To do: All of the listing below must be repeated word for word. Pictures are the only thing to omit.
▼
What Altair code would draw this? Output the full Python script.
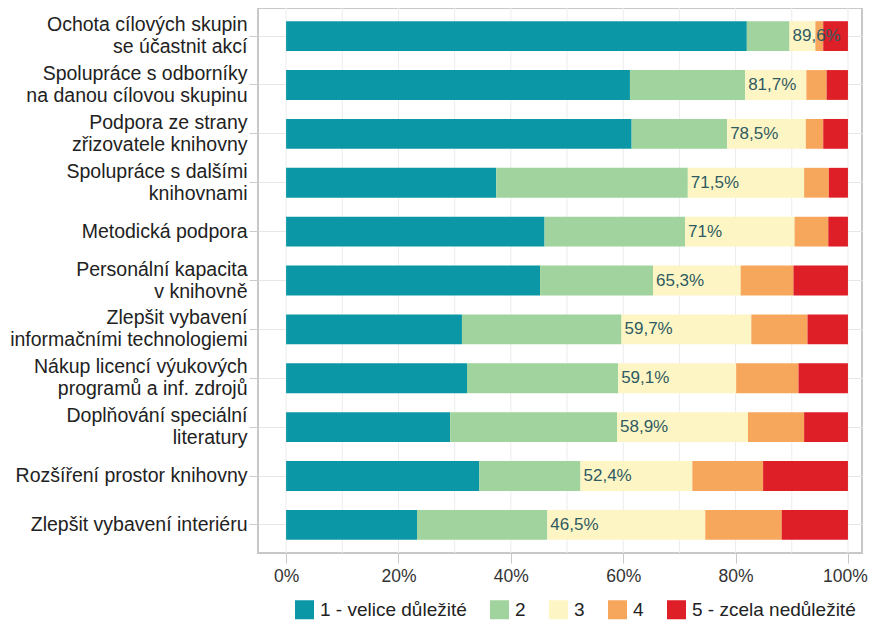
import altair as alt
import pandas as pd

categories = [
    "Ochota cílových skupin|se účastnit akcí",
    "Spolupráce s odborníky|na danou cílovou skupinu",
    "Podpora ze strany|zřizovatele knihovny",
    "Spolupráce s dalšími|knihovnami",
    "Metodická podpora",
    "Personální kapacita|v knihovně",
    "Zlepšit vybavení|informačními technologiemi",
    "Nákup licencí výukových|programů a inf. zdrojů",
    "Doplňování speciální|literatury",
    "Rozšíření prostor knihovny",
    "Zlepšit vybavení interiéru",
]
levels = ["1 - velice důležité", "2", "3", "4", "5 - zcela nedůležité"]
s1 = [82.0, 61.2, 61.5, 37.4, 46.0, 45.2, 31.3, 32.2, 29.2, 34.4, 23.3]
s2 = [7.6, 20.5, 17.0, 34.1, 25.0, 20.1, 28.4, 26.9, 29.7, 18.0, 23.2]
s3 = [4.6, 10.9, 14.0, 20.7, 19.5, 15.6, 23.1, 21.0, 23.3, 19.9, 28.1]
s4 = [1.4, 3.6, 3.1, 4.4, 6.0, 9.4, 10.0, 11.1, 10.0, 12.6, 13.6]
s5 = [4.4, 3.8, 4.4, 3.4, 3.5, 9.7, 7.2, 8.8, 7.8, 15.1, 11.8]
tick_values = [0, 20, 40, 60, 80, 100]
grid_values = [0, 10, 20, 30, 40, 50, 60, 70, 80, 90, 100]
colors = ["#0b97a5", "#a0d39d", "#fdf6c4", "#f7a75c", "#de1f27"]

series = [s1, s2, s3, s4, s5]
rows = []
for i, cat in enumerate(categories):
    start = 0.0
    for j, lev in enumerate(levels):
        v = series[j][i]
        rows.append({"cat": cat, "level": lev, "order": j, "start": start, "end": start + v})
        start += v
df = pd.DataFrame(rows)

lab_rows = []
for i, cat in enumerate(categories):
    tot = round(s1[i] + s2[i], 1)
    txt = (f"{tot:.1f}".rstrip("0").rstrip(".")).replace(".", ",") + "%"
    lab_rows.append({"cat": cat, "pos": tot, "txt": txt})
labdf = pd.DataFrame(lab_rows)

grid_df = pd.DataFrame({"g": grid_values})

xscale = alt.Scale(domain=[-5, 102.5], nice=False, zero=False)
yscale = alt.Scale(paddingInner=0.39, paddingOuter=0.27)

xaxis = alt.Axis(values=tick_values, labelExpr="datum.value + '%'",
                 labelFontSize=17.5, labelColor="#333333", labelFont="Liberation Sans",
                 labelOffset={"condition": {"test": "datum.value == 100", "value": -3}, "value": 0},
                 tickSize=10, tickColor="#c8c8c8", domain=False, grid=False,
                 labelPadding=4, title=None)

yaxis = alt.Axis(labelExpr="split(datum.label, '|')", labelFontSize=19.5,
                 labelColor="#222222", labelFont="Liberation Sans",
                 labelLimit=260, labelPadding=2, labelLineHeight=22,
                 labelOffset={"condition": {"test": "indexof(datum.value, '|') >= 0", "value": -11}, "value": 0},
                 tickSize=9, tickColor="#cccccc", domain=False,
                 grid=True, gridColor="#e6e6e6", title=None)

grid = alt.Chart(grid_df).mark_rule(color="#ececec", strokeWidth=1).encode(
    x=alt.X("g:Q", scale=xscale, axis=xaxis)
)

bars = alt.Chart(df).mark_bar().encode(
    y=alt.Y("cat:N", sort=categories, scale=yscale, axis=yaxis),
    x=alt.X("start:Q", scale=xscale, axis=xaxis),
    x2="end:Q",
    color=alt.Color("level:N", sort=levels,
                    scale=alt.Scale(domain=levels, range=colors),
                    legend=alt.Legend(title=None, orient="none", direction="horizontal",
                                      legendX=37, legendY=592,
                                      symbolType="square", symbolSize=361,
                                      symbolStrokeWidth=0, labelFontSize=19,
                                      labelFont="Liberation Sans", labelColor="#222222",
                                      labelLimit=300, columnPadding=23, labelOffset=6)),
    order=alt.Order("order:Q"),
)

labels = alt.Chart(labdf).mark_text(align="left", baseline="middle", dx=3,
                                    fontSize=17, font="Liberation Sans",
                                    color="#2f5a62").encode(
    y=alt.Y("cat:N", sort=categories, scale=yscale, axis=yaxis),
    x=alt.X("pos:Q", scale=xscale, axis=xaxis),
    text="txt:N",
)

chart = alt.layer(grid, bars, labels).properties(
    width=604, height=545, autosize="none",
    padding={"left": 250, "top": 0, "right": 7, "bottom": 68},
).configure_view(stroke="#c8c8c8", strokeWidth=2)

chart.save("out.html", embed_options={"renderer": "svg", "actions": False})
▲
Final result:
What Altair code would draw this? Output the full Python script.
import altair as alt
import pandas as pd

categories = [
    "Ochota cílových skupin|se účastnit akcí",
    "Spolupráce s odborníky|na danou cílovou skupinu",
    "Podpora ze strany|zřizovatele knihovny",
    "Spolupráce s dalšími|knihovnami",
    "Metodická podpora",
    "Personální kapacita|v knihovně",
    "Zlepšit vybavení|informačními technologiemi",
    "Nákup licencí výukových|programů a inf. zdrojů",
    "Doplňování speciální|literatury",
    "Rozšíření prostor knihovny",
    "Zlepšit vybavení interiéru",
]
levels = ["1 - velice důležité", "2", "3", "4", "5 - zcela nedůležité"]
s1 = [82.0, 61.2, 61.5, 37.4, 46.0, 45.2, 31.3, 32.2, 29.2, 34.4, 23.3]
s2 = [7.6, 20.5, 17.0, 34.1, 25.0, 20.1, 28.4, 26.9, 29.7, 18.0, 23.2]
s3 = [4.6, 10.9, 14.0, 20.7, 19.5, 15.6, 23.1, 21.0, 23.3, 19.9, 28.1]
s4 = [1.4, 3.6, 3.1, 4.4, 6.0, 9.4, 10.0, 11.1, 10.0, 12.6, 13.6]
s5 = [4.4, 3.8, 4.4, 3.4, 3.5, 9.7, 7.2, 8.8, 7.8, 15.1, 11.8]
tick_values = [0, 20, 40, 60, 80, 100]
grid_values = [0, 10, 20, 30, 40, 50, 60, 70, 80, 90, 100]
colors = ["#0b97a5", "#a0d39d", "#fdf6c4", "#f7a75c", "#de1f27"]

series = [s1, s2, s3, s4, s5]
rows = []
for i, cat in enumerate(categories):
    start = 0.0
    for j, lev in enumerate(levels):
        v = series[j][i]
        rows.append({"cat": cat, "level": lev, "order": j, "start": start, "end": start + v})
        start += v
df = pd.DataFrame(rows)

lab_rows = []
for i, cat in enumerate(categories):
    tot = round(s1[i] + s2[i], 1)
    txt = (f"{tot:.1f}".rstrip("0").rstrip(".")).replace(".", ",") + "%"
    lab_rows.append({"cat": cat, "pos": tot, "txt": txt})
labdf = pd.DataFrame(lab_rows)

grid_df = pd.DataFrame({"g": grid_values})

xscale = alt.Scale(domain=[-5, 102.5], nice=False, zero=False)
yscale = alt.Scale(paddingInner=0.39, paddingOuter=0.27)

xaxis = alt.Axis(values=tick_values, labelExpr="datum.value + '%'",
                 labelFontSize=17.5, labelColor="#333333", labelFont="Liberation Sans",
                 labelOffset={"condition": {"test": "datum.value == 100", "value": -3}, "value": 0},
                 tickSize=10, tickColor="#c8c8c8", domain=False, grid=False,
                 labelPadding=4, title=None)

yaxis = alt.Axis(labelExpr="split(datum.label, '|')", labelFontSize=19.5,
                 labelColor="#222222", labelFont="Liberation Sans",
                 labelLimit=260, labelPadding=2, labelLineHeight=22,
                 labelOffset={"condition": {"test": "indexof(datum.value, '|') >= 0", "value": -11}, "value": 0},
                 tickSize=9, tickColor="#cccccc", domain=False,
                 grid=True, gridColor="#e6e6e6", title=None)

grid = alt.Chart(grid_df).mark_rule(color="#ececec", strokeWidth=1).encode(
    x=alt.X("g:Q", scale=xscale, axis=xaxis)
)

bars = alt.Chart(df).mark_bar().encode(
    y=alt.Y("cat:N", sort=categories, scale=yscale, axis=yaxis),
    x=alt.X("start:Q", scale=xscale, axis=xaxis),
    x2="end:Q",
    color=alt.Color("level:N", sort=levels,
                    scale=alt.Scale(domain=levels, range=colors),
                    legend=alt.Legend(title=None, orient="none", direction="horizontal",
                                      legendX=37, legendY=592,
                                      symbolType="square", symbolSize=361,
                                      symbolStrokeWidth=0, labelFontSize=19,
                                      labelFont="Liberation Sans", labelColor="#222222",
                                      labelLimit=300, columnPadding=23, labelOffset=6)),
    order=alt.Order("order:Q"),
)

labels = alt.Chart(labdf).mark_text(align="left", baseline="middle", dx=3,
                                    fontSize=17, font="Liberation Sans",
                                    color="#2f5a62").encode(
    y=alt.Y("cat:N", sort=categories, scale=yscale, axis=yaxis),
    x=alt.X("pos:Q", scale=xscale, axis=xaxis),
    text="txt:N",
)

chart = alt.layer(grid, bars, labels).properties(
    width=604, height=545, autosize="none",
    padding={"left": 250, "top": 0, "right": 7, "bottom": 68},
).configure_view(stroke="#c8c8c8", strokeWidth=2)

chart.save("out.html", embed_options={"renderer": "svg", "actions": False})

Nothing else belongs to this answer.